* [TASK OBJECTIVE]
Below are some records. Retype exactly the lines from the one containing "Rebuild this chart as a component, using" through the one containing "import * as d3 from 'd3';", both included, skipping every picture.

:: DATA SHOWN

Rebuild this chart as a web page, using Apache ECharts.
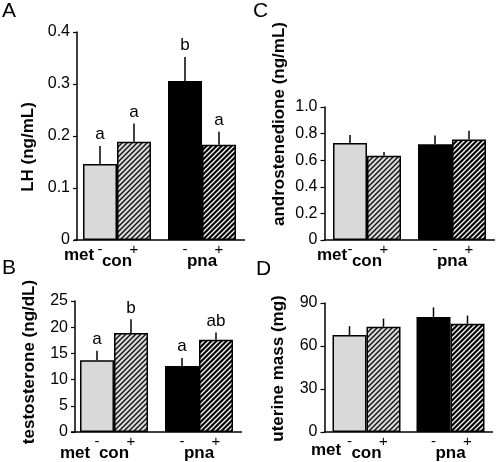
<!DOCTYPE html>
<html>
<head>
<meta charset="utf-8">
<script src="https://cdn.jsdelivr.net/npm/echarts@6/dist/echarts.min.js"></script>
<style>html,body{margin:0;padding:0;background:#fff;}#c{width:500px;height:462px;}</style>
</head>
<body>
<div id="c"></div>
<script>
// ---- data ----
const groups = ['con', 'pna'];
const metSigns = ['-', '+'];

const lhMinus = [0.146, 0.306];
const lhMinusErr = [0.035, 0.046];
const lhPlus = [0.189, 0.183];
const lhPlusErr = [0.035, 0.025];
const lhMinusLetters = ['a', 'b'];
const lhPlusLetters = ['a', 'a'];
const lhTicks = [0, 0.4, 0.1];

const testoMinus = [13.7, 12.6];
const testoMinusErr = [1.8, 1.5];
const testoPlus = [18.9, 17.6];
const testoPlusErr = [2.6, 1.4];
const testoMinusLetters = ['a', 'a'];
const testoPlusLetters = ['b', 'ab'];
const testoTicks = [0, 25, 5];

const androMinus = [0.73, 0.72];
const androMinusErr = [0.06, 0.065];
const androPlus = [0.633, 0.755];
const androPlusErr = [0.028, 0.066];
const androTicks = [0, 1.0, 0.2];

const uterMinus = [67.6, 80.3];
const uterMinusErr = [6.2, 6.6];
const uterPlus = [73.4, 75.5];
const uterPlusErr = [5.7, 5.7];
const uterTicks = [0, 90, 30];

const panelLetters = ['A', 'B', 'C', 'D'];
const yTitles = ['LH (ng/mL)', 'testosterone (ng/dL)', 'androstenedione (ng/mL)', 'uterine mass (mg)'];

// ---- styling helpers ----
const FONT = 'Liberation Sans, Arial, sans-serif';
function hatch(bg, fg, size, lw) {
  const c = document.createElement('canvas');
  c.width = size; c.height = size;
  const ctx = c.getContext('2d');
  ctx.fillStyle = bg; ctx.fillRect(0, 0, size, size);
  ctx.strokeStyle = fg; ctx.lineWidth = lw;
  ctx.beginPath();
  ctx.moveTo(-1, size + 1); ctx.lineTo(size + 1, -1);
  ctx.moveTo(-2, 2); ctx.lineTo(2, -2);
  ctx.moveTo(size - 2, size + 2); ctx.lineTo(size + 2, size - 2);
  ctx.stroke();
  return c;
}
const lightGray = '#d9d9d9';
const conPlusFill = { image: hatch(lightGray, '#111', 5, 1.4), repeat: 'repeat' };
const pnaPlusFill = { image: hatch('#000', '#fff', 5, 1.3), repeat: 'repeat' };

const panels = [
  { minus: lhMinus, minusErr: lhMinusErr, plus: lhPlus, plusErr: lhPlusErr, ml: lhMinusLetters, pl: lhPlusLetters, ticks: lhTicks,
    grid: { left: 74.5, top: 32, width: 170, height: 208 }, yOffset: -2.5, fmt: v => v === 0 ? '0' : v.toFixed(1) },
  { minus: testoMinus, minusErr: testoMinusErr, plus: testoPlus, plusErr: testoPlusErr, ml: testoMinusLetters, pl: testoPlusLetters, ticks: testoTicks,
    grid: { left: 71.5, top: 301, width: 170, height: 133 }, yOffset: -3.5, fmt: v => String(v) },
  { minus: androMinus, minusErr: androMinusErr, plus: androPlus, plusErr: androPlusErr, ml: null, pl: null, ticks: androTicks,
    grid: { left: 324.5, top: 107, width: 170, height: 133 }, yOffset: 0, fmt: v => v === 0 ? '0' : v.toFixed(1) },
  { minus: uterMinus, minusErr: uterMinusErr, plus: uterPlus, plusErr: uterPlusErr, ml: null, pl: null, ticks: uterTicks,
    grid: { left: 324.5, top: 303, width: 168, height: 131 }, yOffset: 0, fmt: v => String(v) }
];

const grid = [], xAxis = [], yAxis = [], series = [];
panels.forEach((p, i) => {
  grid.push(p.grid);
  xAxis.push({
    gridIndex: i, type: 'category', data: groups,
    axisLine: { lineStyle: { color: '#000', width: 1.5 } },
    axisTick: { show: false },
    axisLabel: { color: '#000', fontFamily: FONT, fontSize: 17, fontWeight: 'bold', margin: 13 }
  });
  yAxis.push({
    gridIndex: i, type: 'value', min: p.ticks[0], max: p.ticks[1], interval: p.ticks[2], offset: p.yOffset,
    splitLine: { show: false },
    axisLine: { show: true, lineStyle: { color: '#000', width: 1.5 } },
    axisTick: { show: true, length: 4, lineStyle: { color: '#000', width: 1.2 } },
    axisLabel: { color: '#000', fontFamily: FONT, fontSize: 16, margin: 7, formatter: p.fmt }
  });
  const signLabel = s => ({ show: true, position: 'bottom', distance: 2, formatter: s, color: '#000', fontFamily: FONT, fontSize: 15 });
  series.push({
    type: 'bar', name: metSigns[0], xAxisIndex: i, yAxisIndex: i, barWidth: 34, barGap: '0%',
    data: p.minus.map((v, k) => ({ value: v, itemStyle: { color: k === 0 ? lightGray : '#000' } })),
    itemStyle: { borderColor: '#000', borderWidth: 1.5 },
    label: signLabel(metSigns[0]), silent: true
  });
  series.push({
    type: 'bar', name: metSigns[1], xAxisIndex: i, yAxisIndex: i, barWidth: 34, barGap: '0%',
    data: p.plus.map((v, k) => ({ value: v, itemStyle: { color: k === 0 ? conPlusFill : pnaPlusFill } })),
    itemStyle: { borderColor: '#000', borderWidth: 1.5 },
    label: signLabel(metSigns[1]), silent: true
  });
  // error bars + significance letters
  const errData = [];
  p.minus.forEach((v, k) => errData.push([k, v, p.minusErr[k], -1, p.ml ? p.ml[k] : '']));
  p.plus.forEach((v, k) => errData.push([k, v, p.plusErr[k], 1, p.pl ? p.pl[k] : '']));
  series.push({
    type: 'custom', xAxisIndex: i, yAxisIndex: i, silent: true, z: 5,
    data: errData,
    renderItem: function (params, api) {
      const k = api.value(0), v = api.value(1), e = api.value(2), side = api.value(3);
      const letter = errData[params.dataIndex][4];
      const half = 17;
      const p0 = api.coord([k, v]);
      const p1 = api.coord([k, v + e]);
      const x = p0[0] + side * half;
      const children = [{
        type: 'line', shape: { x1: x, y1: p0[1], x2: x, y2: p1[1] },
        style: { stroke: '#000', lineWidth: 1.5 }
      }];
      if (letter) {
        children.push({
          type: 'text', x: x, y: p1[1] - 3,
          style: { text: letter, font: '17px ' + FONT, fill: '#000', textAlign: 'center', textVerticalAlign: 'bottom' }
        });
      }
      return { type: 'group', children: children };
    }
  });
});

const titlePos = [[28.5, 147], [29, 362], [279, 124], [278.5, 368.5]];
const letterPos = [[2, 1], [2, 258], [253, 1], [256, 259]];
const metPos = [[79, 255], [75, 453], [332, 255], [326, 450]];
const graphic = [];
panelLetters.forEach((L, i) => {
  graphic.push({ type: 'text', x: letterPos[i][0], y: letterPos[i][1],
    style: { text: L, font: '21px ' + FONT, fill: '#000', textAlign: 'left', textVerticalAlign: 'top' } });
  graphic.push({ type: 'text', x: titlePos[i][0], y: titlePos[i][1], rotation: Math.PI / 2,
    style: { text: yTitles[i], font: 'bold 17px ' + FONT, fill: '#000', textAlign: 'center', textVerticalAlign: 'middle' } });
  graphic.push({ type: 'text', x: metPos[i][0], y: metPos[i][1],
    style: { text: 'met', font: 'bold 17px ' + FONT, fill: '#000', textAlign: 'center', textVerticalAlign: 'middle' } });
});

const chart = echarts.init(document.getElementById('c'), null, { renderer: 'canvas' });
chart.setOption({ animation: false, backgroundColor: '#fff', grid, xAxis, yAxis, series, graphic });
</script>
</body>
</html>
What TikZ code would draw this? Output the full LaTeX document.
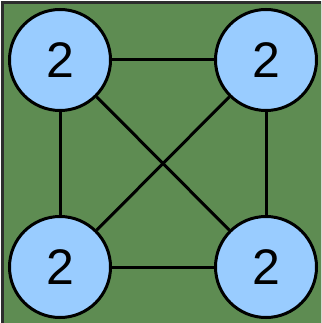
\documentclass[tikz,border=0pt]{standalone}
\usepackage{fontspec}
\setmainfont{Liberation Sans}
\usetikzlibrary{positioning}

\definecolor{bggreen}{RGB}{94,140,82}
\definecolor{nodeblue}{RGB}{153,204,255}
\definecolor{framegray}{RGB}{45,45,45}

\begin{document}
\begin{tikzpicture}[x=1pt,y=-1pt]
  \useasboundingbox (0,0) rectangle (321,323);
  \clip (0,0) rectangle (321,323);
  \fill[framegray] (1,1) rectangle (330,330);
  \fill[bggreen] (4,4) rectangle (330,330);

  \tikzset{vert/.style={circle,draw,line width=3pt,fill=nodeblue,minimum size=101pt,inner sep=0pt,font=\fontsize{50}{50}\selectfont}}

  \node[vert] (v1) at (60,60) {2};
  \node[vert, right = 102pt of v1] (v2) {2};
  \node[vert, below = 103pt of v1] (v3) {2};
  \node[vert, below = 103pt of v2] (v4) {2};

  \draw[line width=3pt] (v1) -- (v2);
  \draw[line width=3pt] (v1) -- (v3);
  \draw[line width=3pt] (v1) -- (v4);
  \draw[line width=3pt] (v2) -- (v3);
  \draw[line width=3pt] (v2) -- (v4);
  \draw[line width=3pt] (v3) -- (v4);
\end{tikzpicture}
\end{document}
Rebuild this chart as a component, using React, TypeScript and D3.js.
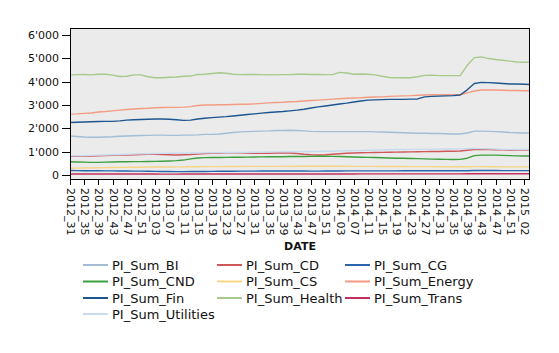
import { useEffect, useRef } from 'react';
import * as d3 from 'd3';

// x axis: one data point every 2 weeks, a tick label every 4 weeks
const tickLabels = [
  '2012_31', '2012_35', '2012_39', '2012_43', '2012_47', '2012_51',
  '2013_03', '2013_07', '2013_11', '2013_15', '2013_19', '2013_23', '2013_27',
  '2013_31', '2013_35', '2013_39', '2013_43', '2013_47', '2013_51',
  '2014_03', '2014_07', '2014_11', '2014_15', '2014_19', '2014_23', '2014_27',
  '2014_31', '2014_35', '2014_39', '2014_43', '2014_47', '2014_51', '2015_02',
];

const bi = [
  1670, 1650, 1630, 1620, 1620, 1630, 1640, 1660, 1670, 1680,
  1690, 1700, 1710, 1710, 1700, 1700, 1710, 1710, 1720, 1740,
  1740, 1760, 1790, 1820, 1850, 1860, 1870, 1880, 1890, 1910,
  1910, 1920, 1910, 1890, 1870, 1860, 1860, 1860, 1860, 1860,
  1860, 1860, 1860, 1850, 1840, 1830, 1820, 1810, 1800, 1790,
  1790, 1780, 1780, 1770, 1760, 1760, 1800, 1880, 1880, 1870,
  1860, 1840, 1820, 1810, 1800, 1800,
];
const cd = [
  800, 805, 810, 815, 820, 830, 840, 850, 860, 870,
  880, 885, 890, 880, 870, 860, 870, 880, 900, 920,
  930, 940, 950, 955, 950, 940, 930, 925, 930, 940,
  950, 940, 920, 890, 870, 860, 870, 890, 910, 930,
  945, 955, 960, 965, 970, 975, 980, 985, 990, 995,
  1000, 1005, 1010, 1015, 1020, 1030, 1060, 1090, 1100, 1090,
  1080, 1075, 1070, 1070, 1065, 1065,
];
const cg = [
  190, 188, 185, 183, 180, 178, 175, 172, 170, 168,
  165, 160, 155, 150, 148, 145, 145, 148, 150, 152,
  155, 158, 160, 162, 165, 165, 168, 170, 170, 172,
  172, 172, 170, 170, 168, 168, 170, 172, 174, 175,
  175, 176, 176, 177, 178, 178, 178, 180, 180, 180,
  180, 180, 180, 180, 182, 182, 185, 190, 192, 190,
  190, 188, 188, 186, 186, 186,
];
const cnd = [
  570, 560, 550, 540, 540, 550, 560, 565, 570, 575,
  575, 580, 585, 590, 600, 615, 640, 690, 730, 745,
  750, 750, 755, 760, 760, 765, 770, 775, 780, 785,
  785, 790, 790, 795, 800, 805, 810, 800, 790, 780,
  770, 760, 755, 750, 740, 730, 720, 715, 710, 700,
  690, 680, 675, 670, 665, 670, 720, 830, 850, 850,
  850, 840, 830, 820, 815, 815,
];
const cs = [
  290, 295, 300, 305, 310, 315, 320, 325, 330, 335,
  335, 340, 340, 345, 345, 350, 350, 355, 355, 360,
  360, 360, 365, 365, 365, 370, 370, 370, 370, 370,
  370, 375, 375, 375, 375, 375, 375, 375, 375, 375,
  370, 370, 370, 370, 365, 365, 365, 365, 360, 360,
  360, 360, 355, 355, 355, 355, 355, 360, 360, 355,
  355, 350, 350, 350, 350, 350,
];
const energy = [
  2610, 2620, 2640, 2660, 2700, 2720, 2750, 2780, 2810, 2830,
  2850, 2860, 2880, 2890, 2900, 2900, 2910, 2930, 2980, 3000,
  3000, 3010, 3010, 3020, 3030, 3030, 3050, 3070, 3090, 3110,
  3120, 3140, 3150, 3170, 3190, 3210, 3230, 3250, 3270, 3290,
  3300, 3310, 3330, 3340, 3350, 3370, 3380, 3390, 3400, 3420,
  3430, 3440, 3440, 3440, 3440, 3440, 3520, 3600, 3640, 3640,
  3640, 3630, 3620, 3620, 3610, 3610,
];
const fin = [
  2250, 2260, 2270, 2280, 2290, 2300, 2300, 2320, 2350, 2370,
  2380, 2390, 2400, 2400, 2390, 2370, 2340, 2350, 2400, 2430,
  2460, 2480, 2500, 2530, 2560, 2590, 2620, 2650, 2680, 2700,
  2720, 2750, 2780, 2820, 2870, 2920, 2960, 3000, 3040, 3080,
  3130, 3170, 3210, 3220, 3230, 3240, 3240, 3240, 3250, 3260,
  3350, 3370, 3380, 3390, 3400, 3430, 3650, 3920, 3970, 3960,
  3940, 3920, 3900, 3900, 3890, 3880,
];
const health = [
  4290, 4300, 4310, 4290, 4320, 4320, 4280, 4220, 4230, 4290,
  4290, 4210, 4170, 4170, 4190, 4200, 4230, 4240, 4310, 4320,
  4350, 4380, 4360, 4320, 4300, 4310, 4310, 4300, 4290, 4300,
  4300, 4300, 4320, 4320, 4310, 4310, 4300, 4300, 4400, 4370,
  4320, 4330, 4320, 4290, 4230, 4180, 4170, 4170, 4170, 4210,
  4270, 4280, 4260, 4260, 4260, 4260, 4700, 5030, 5060, 4990,
  4950, 4920, 4880, 4840, 4830, 4830,
];
const trans = [
  40, 40, 42, 42, 44, 44, 45, 45, 44, 44,
  42, 40, 40, 38, 38, 38, 40, 40, 42, 44,
  45, 46, 46, 46, 45, 45, 44, 44, 44, 45,
  46, 46, 45, 45, 44, 44, 44, 45, 45, 46,
  46, 47, 47, 48, 48, 48, 48, 48, 49, 49,
  50, 50, 50, 50, 50, 50, 52, 55, 55, 54,
  54, 53, 53, 52, 52, 52,
];
const utilities = [
  820, 825, 830, 840, 850, 860, 870, 880, 890, 900,
  905, 910, 920, 925, 930, 930, 935, 940, 945, 950,
  955, 960, 965, 965, 970, 970, 975, 980, 985, 990,
  990, 995, 1000, 1000, 1005, 1010, 1015, 1020, 1030, 1040,
  1045, 1050, 1060, 1065, 1070, 1080, 1090, 1095, 1100, 1100,
  1100, 1110, 1110, 1115, 1120, 1120, 1130, 1140, 1130, 1120,
  1110, 1100, 1100, 1090, 1090, 1090,
];

const seriesNames = [
  'PI_Sum_BI', 'PI_Sum_CD', 'PI_Sum_CG', 'PI_Sum_CND', 'PI_Sum_CS',
  'PI_Sum_Energy', 'PI_Sum_Fin', 'PI_Sum_Health', 'PI_Sum_Trans', 'PI_Sum_Utilities',
];
const seriesColors = [
  '#a3bdd4', '#d0575a', '#2a66ad', '#3da03d', '#f7d486',
  '#f39c83', '#1d5590', '#a8c98c', '#c2305e', '#c8dcef',
];
const seriesValues = [bi, cd, cg, cnd, cs, energy, fin, health, trans, utilities];

const yTicks = [0, 1000, 2000, 3000, 4000, 5000, 6000];

export default function App() {
  const svgRef = useRef<SVGSVGElement>(null);

  useEffect(() => {
    if (!svgRef.current) return;
    const svg = d3.select(svgRef.current);
    svg.selectAll('*').remove();

    const font = '"DejaVu Sans", Verdana, sans-serif';
    const left = 70, right = 530, top = 28, bottom = 180;

    const x = d3.scaleLinear().domain([0, 64]).range([left, 524]);
    const y = d3.scaleLinear().domain([0, 6000]).range([175, 35]);

    const fmt = d3.formatLocale({ decimal: '.', thousands: "'", grouping: [3], currency: ['', ''] }).format(',');

    svg.append('defs').append('clipPath').attr('id', 'plot-clip')
      .append('rect')
      .attr('x', left).attr('y', top)
      .attr('width', right - left).attr('height', bottom - top);

    svg.append('rect')
      .attr('x', left).attr('y', top)
      .attr('width', right - left).attr('height', bottom - top)
      .attr('fill', '#ebebeb');

    const line = d3.line<number>()
      .x((_, i) => x(i))
      .y(d => y(d));

    const lines = svg.append('g').attr('clip-path', 'url(#plot-clip)');
    seriesValues.forEach((vals, i) => {
      lines.append('path')
        .datum(vals)
        .attr('d', line)
        .attr('fill', 'none')
        .attr('stroke', seriesColors[i])
        .attr('stroke-width', 1.4)
        .attr('stroke-linejoin', 'round');
    });

    svg.append('rect')
      .attr('x', left + 0.5).attr('y', top + 0.5)
      .attr('width', right - left - 1).attr('height', bottom - top - 1)
      .attr('fill', 'none')
      .attr('stroke', '#000')
      .attr('stroke-width', 1);

    // y axis
    yTicks.forEach(t => {
      const yy = Math.round(y(t)) + 0.5;
      svg.append('line')
        .attr('x1', 62).attr('x2', left)
        .attr('y1', yy).attr('y2', yy)
        .attr('stroke', '#000');
      svg.append('text')
        .attr('x', 59).attr('y', yy)
        .attr('dy', '0.35em')
        .attr('text-anchor', 'end')
        .attr('font-family', font)
        .attr('font-size', 11)
        .attr('fill', '#111')
        .text(fmt(t));
    });

    // x axis
    tickLabels.forEach((lab, i) => {
      const xx = Math.round(x(i * 2)) + 0.5;
      svg.append('line')
        .attr('x1', xx).attr('x2', xx)
        .attr('y1', bottom).attr('y2', bottom + 5)
        .attr('stroke', '#000');
      svg.append('text')
        .attr('transform', `translate(${xx},${bottom + 8}) rotate(90)`)
        .attr('dy', '0.35em')
        .attr('text-anchor', 'start')
        .attr('font-family', font)
        .attr('font-size', 11)
        .attr('fill', '#111')
        .text(lab);
    });

    svg.append('text')
      .attr('x', (left + right) / 2).attr('y', 250)
      .attr('text-anchor', 'middle')
      .attr('font-family', font)
      .attr('font-size', 11)
      .attr('font-weight', 'bold')
      .attr('fill', '#111')
      .text('DATE');

    // legend, 3 columns
    const colX = [83, 217, 345];
    const rowY = [265, 281.5, 298, 314];
    seriesNames.forEach((name, i) => {
      const cx = colX[i % 3];
      const cy = rowY[Math.floor(i / 3)];
      svg.append('line')
        .attr('x1', cx).attr('x2', cx + 25)
        .attr('y1', cy).attr('y2', cy)
        .attr('stroke', seriesColors[i])
        .attr('stroke-width', 2);
      svg.append('text')
        .attr('x', cx + 29).attr('y', cy)
        .attr('dy', '0.35em')
        .attr('font-family', font)
        .attr('font-size', 13)
        .attr('fill', '#111')
        .text(name);
    });
  }, []);

  return (
    <svg
      ref={svgRef}
      width={559}
      height={353}
      style={{ position: 'absolute', left: 0, top: 0, background: '#fff' }}
    />
  );
}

::::

* [ANSWER TO THE EXERCISE]
Rebuild this chart as a component, using React, TypeScript and D3.js.
import { useEffect, useRef } from 'react';
import * as d3 from 'd3';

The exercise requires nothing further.